[Entries]

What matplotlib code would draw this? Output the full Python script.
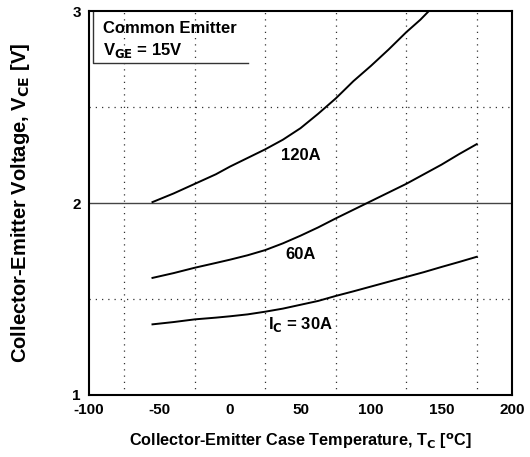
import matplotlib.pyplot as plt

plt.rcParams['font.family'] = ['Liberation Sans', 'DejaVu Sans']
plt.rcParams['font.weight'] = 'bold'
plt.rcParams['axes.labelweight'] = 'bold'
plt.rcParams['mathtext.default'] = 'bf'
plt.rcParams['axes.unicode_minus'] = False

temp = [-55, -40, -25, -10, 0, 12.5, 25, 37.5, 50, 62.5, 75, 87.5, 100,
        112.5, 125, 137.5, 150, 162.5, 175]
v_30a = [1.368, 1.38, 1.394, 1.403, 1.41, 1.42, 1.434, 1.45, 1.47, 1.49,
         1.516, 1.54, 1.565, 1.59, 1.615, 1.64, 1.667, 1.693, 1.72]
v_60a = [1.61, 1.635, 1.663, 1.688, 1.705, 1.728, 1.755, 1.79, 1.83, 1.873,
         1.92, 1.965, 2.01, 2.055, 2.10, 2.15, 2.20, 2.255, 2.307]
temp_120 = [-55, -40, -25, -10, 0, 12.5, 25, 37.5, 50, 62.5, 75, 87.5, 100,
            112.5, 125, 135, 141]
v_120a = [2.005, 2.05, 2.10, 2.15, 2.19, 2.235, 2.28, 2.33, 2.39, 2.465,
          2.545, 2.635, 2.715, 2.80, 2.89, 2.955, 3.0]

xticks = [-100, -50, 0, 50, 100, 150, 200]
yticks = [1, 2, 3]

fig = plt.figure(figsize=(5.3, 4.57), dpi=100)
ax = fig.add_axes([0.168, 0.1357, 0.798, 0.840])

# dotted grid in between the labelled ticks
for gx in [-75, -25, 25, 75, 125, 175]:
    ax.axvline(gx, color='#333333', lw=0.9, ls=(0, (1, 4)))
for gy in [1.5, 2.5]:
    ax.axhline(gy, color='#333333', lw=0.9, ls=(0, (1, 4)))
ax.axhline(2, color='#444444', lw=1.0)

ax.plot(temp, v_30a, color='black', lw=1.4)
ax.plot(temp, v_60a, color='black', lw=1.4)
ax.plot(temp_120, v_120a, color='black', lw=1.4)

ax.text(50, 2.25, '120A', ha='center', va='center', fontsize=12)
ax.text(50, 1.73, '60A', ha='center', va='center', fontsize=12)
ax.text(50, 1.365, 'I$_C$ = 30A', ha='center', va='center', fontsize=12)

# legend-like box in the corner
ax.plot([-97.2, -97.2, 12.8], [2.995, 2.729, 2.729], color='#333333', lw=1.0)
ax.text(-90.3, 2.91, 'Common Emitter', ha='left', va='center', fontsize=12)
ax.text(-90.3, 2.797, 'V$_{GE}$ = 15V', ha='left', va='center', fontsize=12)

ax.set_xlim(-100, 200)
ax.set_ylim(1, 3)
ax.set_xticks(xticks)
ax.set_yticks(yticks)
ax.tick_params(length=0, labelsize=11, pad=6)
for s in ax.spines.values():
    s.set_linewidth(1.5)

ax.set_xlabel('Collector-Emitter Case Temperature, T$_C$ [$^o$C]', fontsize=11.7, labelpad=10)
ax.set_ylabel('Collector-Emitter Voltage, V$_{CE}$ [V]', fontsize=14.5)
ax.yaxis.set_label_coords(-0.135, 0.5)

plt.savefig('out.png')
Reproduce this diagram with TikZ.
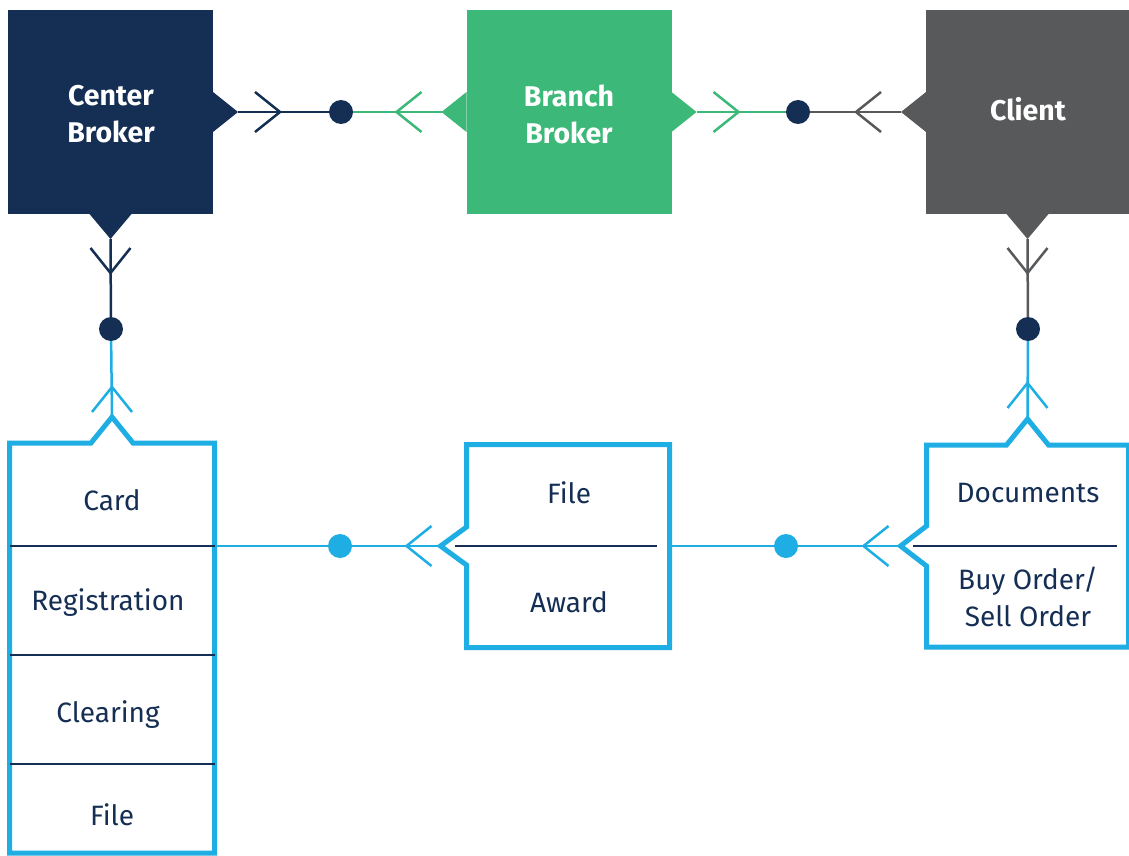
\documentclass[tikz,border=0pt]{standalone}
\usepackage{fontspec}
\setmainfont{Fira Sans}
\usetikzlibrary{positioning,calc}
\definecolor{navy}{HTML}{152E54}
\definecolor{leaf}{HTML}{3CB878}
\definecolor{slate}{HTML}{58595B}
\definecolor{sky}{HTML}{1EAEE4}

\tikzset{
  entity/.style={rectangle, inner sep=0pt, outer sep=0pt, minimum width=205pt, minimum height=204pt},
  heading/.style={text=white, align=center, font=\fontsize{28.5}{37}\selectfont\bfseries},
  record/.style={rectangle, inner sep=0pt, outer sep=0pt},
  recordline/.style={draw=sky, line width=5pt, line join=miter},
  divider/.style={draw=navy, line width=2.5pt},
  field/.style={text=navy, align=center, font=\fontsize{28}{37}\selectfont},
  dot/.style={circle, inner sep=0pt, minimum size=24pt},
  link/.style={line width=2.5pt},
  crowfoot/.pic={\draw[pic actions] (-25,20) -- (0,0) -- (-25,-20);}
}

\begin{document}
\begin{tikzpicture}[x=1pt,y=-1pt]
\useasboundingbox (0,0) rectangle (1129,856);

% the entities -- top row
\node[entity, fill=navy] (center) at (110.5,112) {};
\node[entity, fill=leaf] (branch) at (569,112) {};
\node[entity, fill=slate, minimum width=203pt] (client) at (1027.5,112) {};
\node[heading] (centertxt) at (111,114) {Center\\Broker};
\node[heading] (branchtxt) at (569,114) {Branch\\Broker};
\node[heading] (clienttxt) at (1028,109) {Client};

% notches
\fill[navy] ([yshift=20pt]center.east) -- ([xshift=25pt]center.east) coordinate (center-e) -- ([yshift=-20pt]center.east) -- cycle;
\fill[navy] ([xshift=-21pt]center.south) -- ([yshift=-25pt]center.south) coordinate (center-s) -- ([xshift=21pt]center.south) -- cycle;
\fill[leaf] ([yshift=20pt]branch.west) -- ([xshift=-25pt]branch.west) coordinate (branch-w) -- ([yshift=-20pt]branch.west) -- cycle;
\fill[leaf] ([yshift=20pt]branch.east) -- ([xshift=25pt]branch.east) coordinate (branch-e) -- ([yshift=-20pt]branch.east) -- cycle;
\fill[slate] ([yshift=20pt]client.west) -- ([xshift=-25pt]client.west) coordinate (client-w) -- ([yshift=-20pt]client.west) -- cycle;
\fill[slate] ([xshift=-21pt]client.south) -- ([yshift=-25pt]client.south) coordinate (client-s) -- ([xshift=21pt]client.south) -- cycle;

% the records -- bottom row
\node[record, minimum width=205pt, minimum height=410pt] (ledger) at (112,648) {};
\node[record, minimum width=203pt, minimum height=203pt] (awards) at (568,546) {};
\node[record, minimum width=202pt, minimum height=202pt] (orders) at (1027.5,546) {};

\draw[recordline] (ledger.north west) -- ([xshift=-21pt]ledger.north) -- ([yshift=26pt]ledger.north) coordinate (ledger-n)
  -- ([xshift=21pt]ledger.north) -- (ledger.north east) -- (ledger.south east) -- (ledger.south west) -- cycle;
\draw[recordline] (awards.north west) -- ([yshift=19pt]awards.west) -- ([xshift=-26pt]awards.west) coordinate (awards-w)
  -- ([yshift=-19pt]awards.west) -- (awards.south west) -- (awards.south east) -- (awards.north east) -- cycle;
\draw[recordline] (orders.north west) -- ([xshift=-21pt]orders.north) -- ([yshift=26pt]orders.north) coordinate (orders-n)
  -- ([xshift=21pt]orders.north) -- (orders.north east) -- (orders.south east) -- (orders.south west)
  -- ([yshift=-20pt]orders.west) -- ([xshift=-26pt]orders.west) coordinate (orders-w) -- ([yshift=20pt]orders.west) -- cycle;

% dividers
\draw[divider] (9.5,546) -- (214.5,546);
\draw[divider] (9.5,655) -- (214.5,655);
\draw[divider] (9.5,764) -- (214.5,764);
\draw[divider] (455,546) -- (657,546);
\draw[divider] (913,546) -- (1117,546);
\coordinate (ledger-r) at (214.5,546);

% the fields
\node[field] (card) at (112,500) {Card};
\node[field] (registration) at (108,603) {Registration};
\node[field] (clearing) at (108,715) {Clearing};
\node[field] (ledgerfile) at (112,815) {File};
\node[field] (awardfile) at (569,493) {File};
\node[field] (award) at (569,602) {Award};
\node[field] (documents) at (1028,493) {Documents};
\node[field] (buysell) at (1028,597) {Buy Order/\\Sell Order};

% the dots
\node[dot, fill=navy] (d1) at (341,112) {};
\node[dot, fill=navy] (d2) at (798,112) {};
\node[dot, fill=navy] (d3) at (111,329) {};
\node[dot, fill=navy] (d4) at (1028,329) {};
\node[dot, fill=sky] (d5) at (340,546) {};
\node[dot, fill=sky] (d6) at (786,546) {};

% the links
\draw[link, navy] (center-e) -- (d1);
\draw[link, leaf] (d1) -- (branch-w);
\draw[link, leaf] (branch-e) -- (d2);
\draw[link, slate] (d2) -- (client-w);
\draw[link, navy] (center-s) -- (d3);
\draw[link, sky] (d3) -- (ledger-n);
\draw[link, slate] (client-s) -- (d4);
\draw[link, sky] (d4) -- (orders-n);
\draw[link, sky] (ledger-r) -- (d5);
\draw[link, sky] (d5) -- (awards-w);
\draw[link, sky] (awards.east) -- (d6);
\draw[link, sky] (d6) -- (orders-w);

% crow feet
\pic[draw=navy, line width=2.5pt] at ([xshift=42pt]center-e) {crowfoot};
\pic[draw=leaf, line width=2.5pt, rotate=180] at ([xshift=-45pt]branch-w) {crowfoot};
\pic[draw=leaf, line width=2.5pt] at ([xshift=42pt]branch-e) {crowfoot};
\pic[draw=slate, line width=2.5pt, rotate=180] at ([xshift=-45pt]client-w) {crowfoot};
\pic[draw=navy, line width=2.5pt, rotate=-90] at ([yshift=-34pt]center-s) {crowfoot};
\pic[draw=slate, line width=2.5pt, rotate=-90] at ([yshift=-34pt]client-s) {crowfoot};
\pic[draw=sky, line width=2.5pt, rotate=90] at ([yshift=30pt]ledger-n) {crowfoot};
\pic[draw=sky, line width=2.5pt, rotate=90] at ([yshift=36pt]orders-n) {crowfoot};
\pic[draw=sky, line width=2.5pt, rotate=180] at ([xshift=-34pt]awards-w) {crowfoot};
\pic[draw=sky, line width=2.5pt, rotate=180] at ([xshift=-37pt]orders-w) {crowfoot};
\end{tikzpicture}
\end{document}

[Requirement]
Up to and including the line containing "plt.rcParams['axes.unicode_minus'] = False", repeat every line from the start of the data, but none of the pictures.

[Response to the task]
What matplotlib code would draw this? Output the full Python script.
import matplotlib.pyplot as plt

plt.rcParams['font.family'] = ['Liberation Sans', 'DejaVu Sans']
plt.rcParams['font.weight'] = 'bold'
plt.rcParams['axes.labelweight'] = 'bold'
plt.rcParams['mathtext.default'] = 'bf'
plt.rcParams['axes.unicode_minus'] = False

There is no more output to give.